Out-Law News 3 min. read

Career-long compensation should be rare, says Court of Appeal


A company does not have to compensate an employee it has unfairly dismissed for loss of earnings spanning the remainder of the worker's career if there is a chance the worker could get a job on the same salary in the future, the Court of Appeal has said.

Lord Justice Elias, Lady Justice Smith and the Master of the Rolls ruled that an Employment Tribunal had erred when it awarded a banking employee career-long compensation for unfair and victimised dismissal. They said compensation should normally only cover a period between when a person loses a job and finds another one on the same salary.

"Assessing the loss up to the point where the employee would be likely to obtain an equivalent job, does fairly assess the loss in cases - and they are likely to be the vast majority - where it is at least possible to conclude that the employee will in time find such a job," the judges said in the Court of Appeal ruling.

The court said that some sacked employees would be able to claim compensation for loss of earnings spanning the remainder of their careers, but only in exceptional cases. The court cited a case where one man had been awarded career-long compensation at an Employment Tribunal.

"By the time the Tribunal came to assess compensation in his case he had already been out of a job for some years. The evidence was that he had made every effort to obtain employment in his chosen field. There was a suggestion that he had been stigmatised in the eyes of other employers as a result of the manner of his dismissal. He had taken reasonable steps to mitigate his loss by going into teaching. In these circumstances the Tribunal was entitled to conclude that he had suffered permanent career damage and should be compensated accordingly," the court said.

The Court of Appeal ruled that Mr Wardle, a banking employee, should not receive career-long compensation, overturning decisions by an Employment Tribunal and an Employment Appeals Tribunal to award him damages covering the period up until it was thought Wardle would retire.
Wardle took investment banking firm Calyon to Tribunal when the firm sacked him. The Tribunal found that he was unfairly dismissed and victimised after he was refused promotion.

Wardle should not be paid compensation for a period until retirement because there was a good chance he would get another job on the same salary, the court ruled.

"The Tribunal found that there was a 70% chance that [Wardle] would obtain equivalent employment in banking by the end of 2011... The basis on which the Tribunal concluded that [Wardle] had this 70% chance was that he would remain [in his new job] with the [Financial Services Authority (FSA)] for a sufficient period to enable him to learn the skills of, and gain experience as, a regulator, and to make contacts with senior risk officers and managers in banks," the court said.

"In my view, it is reasonable to conclude that [Wardle] would probably have been able to leave the FSA and obtain an equivalent job by the end of June 2011. He would have gone from his FSA salary (including bonus) to the equivalent he would have had if he had not been unlawfully refused promotion within Calyon," the court ruled.

The judges ruled to lower the amount of compensation that Wardle would be due.
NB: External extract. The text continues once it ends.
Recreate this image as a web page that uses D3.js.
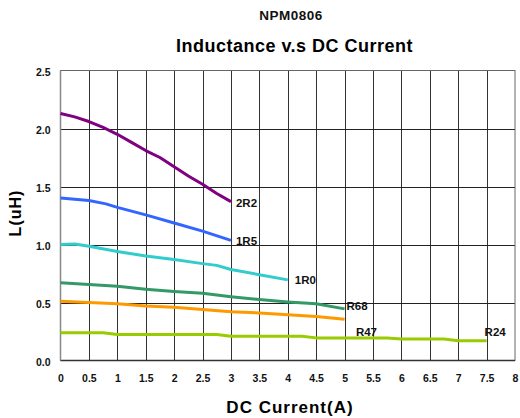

Career-long compensation did not apply, and there should be a reduction in estimations the Tribunals had made when calculating what money Wardle would have lost by taking other jobs relative to what he would have earned in the promoted role at Calyon, the court ruled.

Wardle was sacked from his job as Global Head of Exotic Interest Rate Derivatives Risk Management with Calyon in 2008. Calyon said it could no longer trust Wardle and that his relationship with the Head of Risks Management had broken down, the court said.

Wardle had just months before applied for a promotion to become Head of Risks Management at the firm. His application was rejected because he was not French and was an act of discrimination on the grounds of nationality under the Race Relations Act, according to the Court of Appeal papers.

An Employment Tribunal ruling found that Wardle's dismissal was both unfair and an act of victimisation and worked out compensation based on money Wardle would have earned in the Head of Risks Management role.

The complicated calculation accounted for salary and bonus payments in the new role relative to what Wardle had failed to earn when out of work, what he earned in his new job at the Financial Services Authority and estimated career-long compensation based on what Wardle was currently earning and would earn in the future compared to what he would have earned if in the promoted role at Calyon.

The Tribunal added a penalty fee to the total compensation calculated because Calyon had not informed Wardle that he was at risk of redundancy before firing him, the court papers say. The Tribunal awarded Wardle £375,000 in compensation.

Both Wardle and Calyon appealed the decision to the Employment Appeals Tribunal (EAT). The EAT reduced Wardle's payout but upheld the decision to force Calyon to pay Wardle for loss of earnings until he was to retire.